So I hear about a friend who has more kids than me and whose husband is a firefighter, and I decide she has it harder than me. I deduce that my troubles are smaller than hers, not as difficult, easier. In fact, I decide that I shouldn't be troubled by my troubles at all. They're nothing compared to hers. So I shame myself.
"You ought to be grateful, you pathetic thing! You don't have it that bad! Your troubles aren't troubles at all! You're just a wimp!"
On the other hand, if a single friend complains to me about his responsibilities at work, I'm tempted to patronize him with things like, "But is your office quiet? Do you have kids fighting in the background all day long? Do you get a lunch break?

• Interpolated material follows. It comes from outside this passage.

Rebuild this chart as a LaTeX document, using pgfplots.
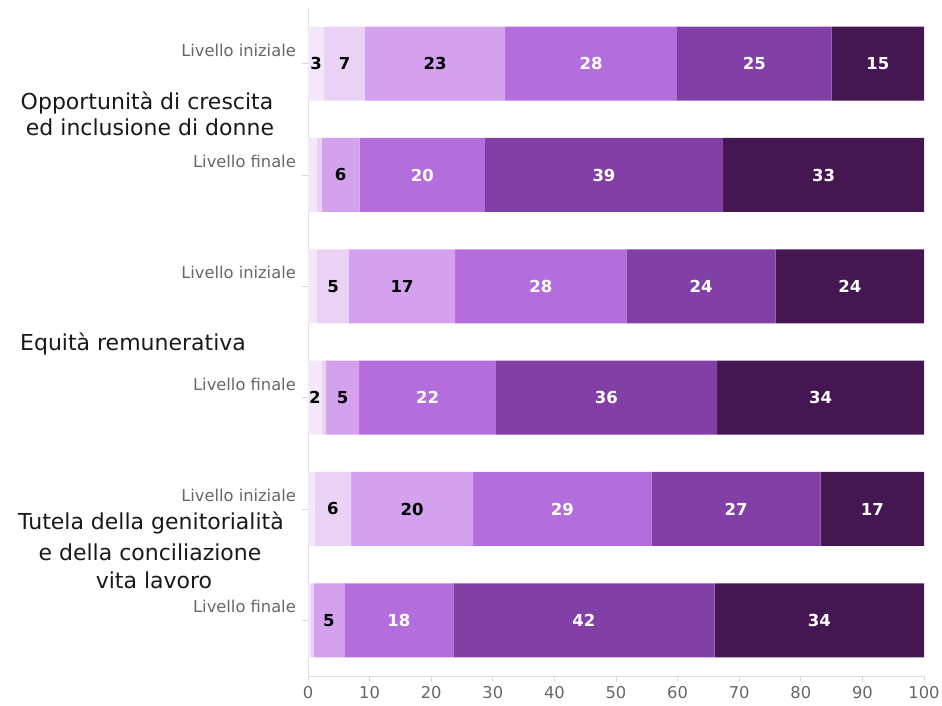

Are your employees defiant and rude when you ask them to do things?"
If I have the self-control to keep my patronizing comments to myself, I just think them as well as other martyresque thoughts. "No one else seems to have these troubles. I'm the only one. This is too hard. I can't handle this. God is targeting me. I must be doing something wrong., etc."
Hearing about others troubles needn't lead to such unhealthy thought patterns. Sometimes after hearing about other's difficulties, I'm more grateful with what I have, not in a shameful sort of way but in an amazed-by-God's-blessings sort of way. Or I'm lead to pray for them and witness God's provision through my prayer.

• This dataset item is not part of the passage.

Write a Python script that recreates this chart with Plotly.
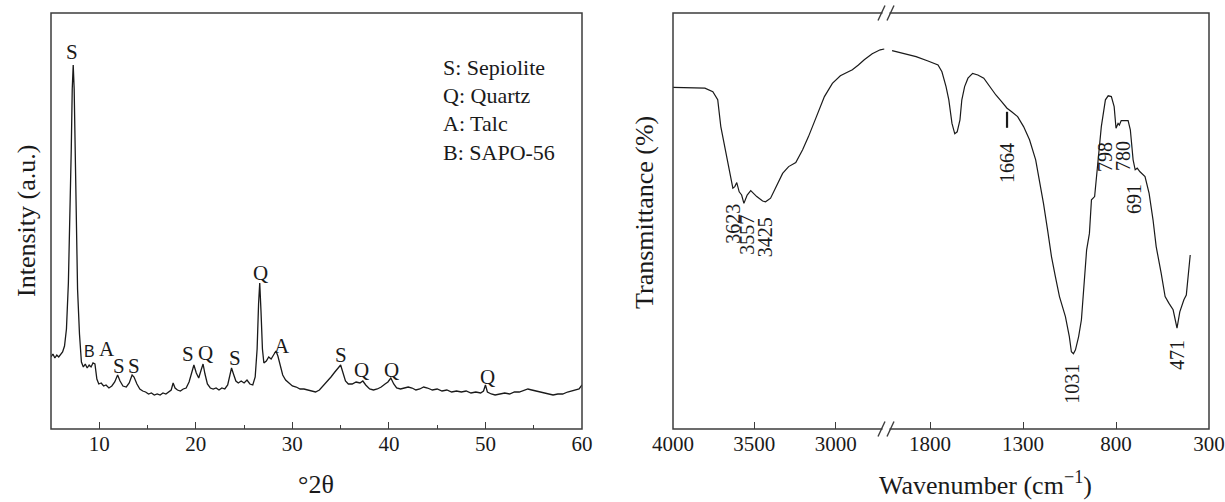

And sometimes, but not often, after hearing about other's "easier" problems, I think that I'm blessed because God has put me in a place where he can increase my faith in him.
But I think the only way we can view others in a healthy way is by ceasing to see them as competition. We must stop feeling threatened by the size of their problems, the passion of their opinions, the draw of their popularity, the richness of their wisdom, the consequences of their fool-hearty choices, or the extent of their successes. So long as we feel threatened by others, we cannot see them as God sees them.
The only way I know to stop feeling threatened by others is to believe my own place is secure. This is not wishful thinking or the power of positive thinking. It would be stupid to believe we were good and powerful and likable without proof. What we need is someone with authority to say it, to prove it to us, to demonstrate it.
And he has.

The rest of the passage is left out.